-- BEGIN GIVEN DATA --

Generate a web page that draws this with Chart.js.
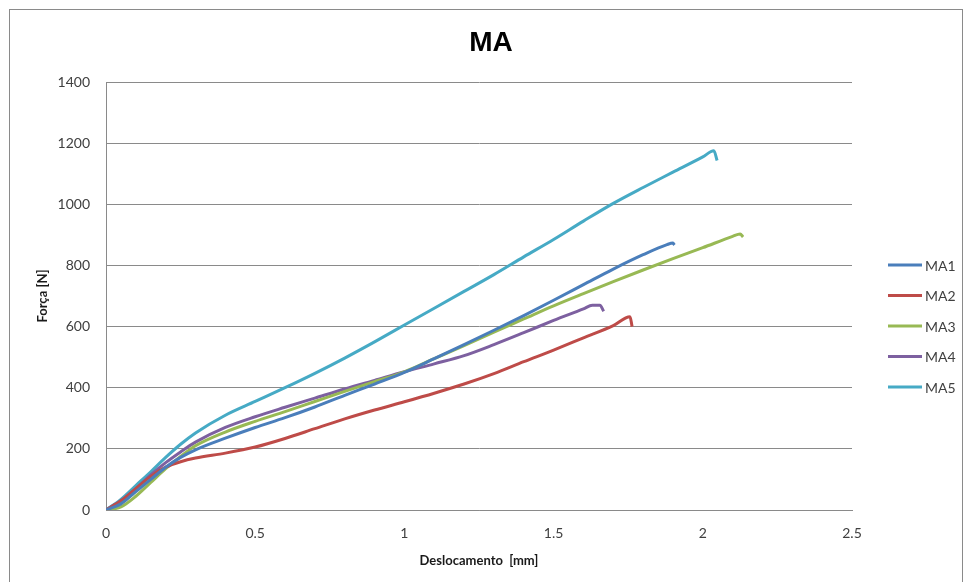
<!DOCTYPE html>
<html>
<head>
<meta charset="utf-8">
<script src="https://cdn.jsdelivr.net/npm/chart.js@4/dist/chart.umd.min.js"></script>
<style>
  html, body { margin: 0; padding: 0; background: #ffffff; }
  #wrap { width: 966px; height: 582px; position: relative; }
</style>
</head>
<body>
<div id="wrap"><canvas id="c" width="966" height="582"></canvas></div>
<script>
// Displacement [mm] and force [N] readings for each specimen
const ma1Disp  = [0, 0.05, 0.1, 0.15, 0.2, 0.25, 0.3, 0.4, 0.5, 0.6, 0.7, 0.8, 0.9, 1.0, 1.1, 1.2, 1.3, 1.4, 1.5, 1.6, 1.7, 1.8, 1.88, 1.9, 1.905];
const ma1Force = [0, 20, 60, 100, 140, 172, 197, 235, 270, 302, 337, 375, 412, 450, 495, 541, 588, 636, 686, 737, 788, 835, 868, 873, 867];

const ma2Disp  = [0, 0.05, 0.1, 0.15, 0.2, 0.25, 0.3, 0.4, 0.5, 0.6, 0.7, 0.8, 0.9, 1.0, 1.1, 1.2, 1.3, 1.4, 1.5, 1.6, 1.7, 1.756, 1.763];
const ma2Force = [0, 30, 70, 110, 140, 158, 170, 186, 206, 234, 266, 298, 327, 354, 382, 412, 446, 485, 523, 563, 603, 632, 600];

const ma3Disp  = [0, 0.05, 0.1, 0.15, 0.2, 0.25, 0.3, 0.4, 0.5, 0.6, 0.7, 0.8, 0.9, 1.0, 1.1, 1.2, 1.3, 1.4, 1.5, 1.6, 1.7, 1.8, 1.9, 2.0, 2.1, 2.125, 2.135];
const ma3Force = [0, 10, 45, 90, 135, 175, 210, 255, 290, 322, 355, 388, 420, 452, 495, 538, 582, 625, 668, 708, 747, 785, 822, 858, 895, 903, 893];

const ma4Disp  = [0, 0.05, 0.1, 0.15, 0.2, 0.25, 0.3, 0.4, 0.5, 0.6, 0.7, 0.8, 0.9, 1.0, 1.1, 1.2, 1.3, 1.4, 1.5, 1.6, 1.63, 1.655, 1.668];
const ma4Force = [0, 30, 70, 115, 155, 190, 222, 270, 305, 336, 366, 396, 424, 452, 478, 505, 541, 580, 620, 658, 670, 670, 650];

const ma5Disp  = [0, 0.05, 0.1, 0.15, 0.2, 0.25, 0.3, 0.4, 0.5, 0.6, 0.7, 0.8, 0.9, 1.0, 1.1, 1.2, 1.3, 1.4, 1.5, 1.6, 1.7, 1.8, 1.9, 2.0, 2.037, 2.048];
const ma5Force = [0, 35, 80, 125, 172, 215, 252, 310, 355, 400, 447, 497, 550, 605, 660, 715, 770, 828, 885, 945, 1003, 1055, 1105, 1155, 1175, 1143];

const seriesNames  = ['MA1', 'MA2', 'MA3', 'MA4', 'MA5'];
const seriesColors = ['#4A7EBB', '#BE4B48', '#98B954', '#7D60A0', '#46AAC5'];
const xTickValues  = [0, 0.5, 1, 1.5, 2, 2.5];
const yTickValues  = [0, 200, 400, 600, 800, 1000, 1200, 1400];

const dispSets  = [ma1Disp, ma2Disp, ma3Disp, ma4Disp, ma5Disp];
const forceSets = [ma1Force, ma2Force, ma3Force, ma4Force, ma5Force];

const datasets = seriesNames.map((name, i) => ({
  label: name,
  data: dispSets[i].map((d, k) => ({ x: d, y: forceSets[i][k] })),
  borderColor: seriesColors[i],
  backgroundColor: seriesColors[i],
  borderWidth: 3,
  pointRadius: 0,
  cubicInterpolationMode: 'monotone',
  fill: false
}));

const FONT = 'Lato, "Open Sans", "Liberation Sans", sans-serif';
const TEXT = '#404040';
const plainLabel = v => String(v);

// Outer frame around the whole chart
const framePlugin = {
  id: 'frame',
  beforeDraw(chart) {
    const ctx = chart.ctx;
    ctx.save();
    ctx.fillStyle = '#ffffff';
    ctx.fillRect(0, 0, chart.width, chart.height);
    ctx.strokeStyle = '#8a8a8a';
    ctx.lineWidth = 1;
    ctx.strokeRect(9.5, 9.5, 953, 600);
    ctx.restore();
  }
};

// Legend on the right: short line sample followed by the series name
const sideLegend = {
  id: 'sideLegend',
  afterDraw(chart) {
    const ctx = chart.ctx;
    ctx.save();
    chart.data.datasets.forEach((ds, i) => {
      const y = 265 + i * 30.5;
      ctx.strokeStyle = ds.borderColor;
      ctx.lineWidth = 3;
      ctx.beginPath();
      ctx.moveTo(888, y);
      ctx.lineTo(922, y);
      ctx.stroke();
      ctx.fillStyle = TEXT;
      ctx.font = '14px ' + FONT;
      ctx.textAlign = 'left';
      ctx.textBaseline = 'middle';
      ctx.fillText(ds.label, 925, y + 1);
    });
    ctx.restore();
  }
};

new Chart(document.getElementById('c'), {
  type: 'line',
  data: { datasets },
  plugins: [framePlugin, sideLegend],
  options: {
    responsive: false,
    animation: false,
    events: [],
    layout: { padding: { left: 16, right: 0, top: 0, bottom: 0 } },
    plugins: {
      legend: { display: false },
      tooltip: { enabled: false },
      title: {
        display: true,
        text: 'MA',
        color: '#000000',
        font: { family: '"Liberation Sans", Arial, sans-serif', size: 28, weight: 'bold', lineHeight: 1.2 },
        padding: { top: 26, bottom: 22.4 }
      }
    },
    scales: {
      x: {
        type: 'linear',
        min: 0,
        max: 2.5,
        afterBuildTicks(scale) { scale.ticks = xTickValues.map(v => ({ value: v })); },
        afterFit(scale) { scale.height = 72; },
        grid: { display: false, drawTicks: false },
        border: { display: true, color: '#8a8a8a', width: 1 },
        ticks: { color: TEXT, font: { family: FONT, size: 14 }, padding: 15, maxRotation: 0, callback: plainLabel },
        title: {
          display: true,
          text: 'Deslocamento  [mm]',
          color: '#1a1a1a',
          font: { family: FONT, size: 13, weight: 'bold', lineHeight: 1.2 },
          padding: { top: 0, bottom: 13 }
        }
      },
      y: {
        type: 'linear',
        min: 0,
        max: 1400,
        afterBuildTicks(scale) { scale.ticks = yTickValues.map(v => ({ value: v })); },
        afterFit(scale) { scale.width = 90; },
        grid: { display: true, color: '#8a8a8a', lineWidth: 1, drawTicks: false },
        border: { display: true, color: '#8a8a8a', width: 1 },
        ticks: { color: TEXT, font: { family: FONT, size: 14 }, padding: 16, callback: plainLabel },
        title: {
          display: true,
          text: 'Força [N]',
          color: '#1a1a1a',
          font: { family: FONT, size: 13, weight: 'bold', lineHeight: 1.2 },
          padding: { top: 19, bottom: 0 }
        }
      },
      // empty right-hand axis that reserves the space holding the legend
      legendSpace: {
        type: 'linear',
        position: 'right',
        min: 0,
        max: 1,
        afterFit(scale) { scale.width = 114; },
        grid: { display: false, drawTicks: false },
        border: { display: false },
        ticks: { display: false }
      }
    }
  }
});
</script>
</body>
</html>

-- END GIVEN DATA --

#### TASK TO CARRY OUT:
Everything from the top line of the data down to and including the line with "1000, 1200, 1400];" is to be copied, except the pictures.

#### WRITTEN SOLUTION:
Generate a web page that draws this with Chart.js.
<!DOCTYPE html>
<html>
<head>
<meta charset="utf-8">
<script src="https://cdn.jsdelivr.net/npm/chart.js@4/dist/chart.umd.min.js"></script>
<style>
  html, body { margin: 0; padding: 0; background: #ffffff; }
  #wrap { width: 966px; height: 582px; position: relative; }
</style>
</head>
<body>
<div id="wrap"><canvas id="c" width="966" height="582"></canvas></div>
<script>
// Displacement [mm] and force [N] readings for each specimen
const ma1Disp  = [0, 0.05, 0.1, 0.15, 0.2, 0.25, 0.3, 0.4, 0.5, 0.6, 0.7, 0.8, 0.9, 1.0, 1.1, 1.2, 1.3, 1.4, 1.5, 1.6, 1.7, 1.8, 1.88, 1.9, 1.905];
const ma1Force = [0, 20, 60, 100, 140, 172, 197, 235, 270, 302, 337, 375, 412, 450, 495, 541, 588, 636, 686, 737, 788, 835, 868, 873, 867];

const ma2Disp  = [0, 0.05, 0.1, 0.15, 0.2, 0.25, 0.3, 0.4, 0.5, 0.6, 0.7, 0.8, 0.9, 1.0, 1.1, 1.2, 1.3, 1.4, 1.5, 1.6, 1.7, 1.756, 1.763];
const ma2Force = [0, 30, 70, 110, 140, 158, 170, 186, 206, 234, 266, 298, 327, 354, 382, 412, 446, 485, 523, 563, 603, 632, 600];

const ma3Disp  = [0, 0.05, 0.1, 0.15, 0.2, 0.25, 0.3, 0.4, 0.5, 0.6, 0.7, 0.8, 0.9, 1.0, 1.1, 1.2, 1.3, 1.4, 1.5, 1.6, 1.7, 1.8, 1.9, 2.0, 2.1, 2.125, 2.135];
const ma3Force = [0, 10, 45, 90, 135, 175, 210, 255, 290, 322, 355, 388, 420, 452, 495, 538, 582, 625, 668, 708, 747, 785, 822, 858, 895, 903, 893];

const ma4Disp  = [0, 0.05, 0.1, 0.15, 0.2, 0.25, 0.3, 0.4, 0.5, 0.6, 0.7, 0.8, 0.9, 1.0, 1.1, 1.2, 1.3, 1.4, 1.5, 1.6, 1.63, 1.655, 1.668];
const ma4Force = [0, 30, 70, 115, 155, 190, 222, 270, 305, 336, 366, 396, 424, 452, 478, 505, 541, 580, 620, 658, 670, 670, 650];

const ma5Disp  = [0, 0.05, 0.1, 0.15, 0.2, 0.25, 0.3, 0.4, 0.5, 0.6, 0.7, 0.8, 0.9, 1.0, 1.1, 1.2, 1.3, 1.4, 1.5, 1.6, 1.7, 1.8, 1.9, 2.0, 2.037, 2.048];
const ma5Force = [0, 35, 80, 125, 172, 215, 252, 310, 355, 400, 447, 497, 550, 605, 660, 715, 770, 828, 885, 945, 1003, 1055, 1105, 1155, 1175, 1143];

const seriesNames  = ['MA1', 'MA2', 'MA3', 'MA4', 'MA5'];
const seriesColors = ['#4A7EBB', '#BE4B48', '#98B954', '#7D60A0', '#46AAC5'];
const xTickValues  = [0, 0.5, 1, 1.5, 2, 2.5];
const yTickValues  = [0, 200, 400, 600, 800, 1000, 1200, 1400];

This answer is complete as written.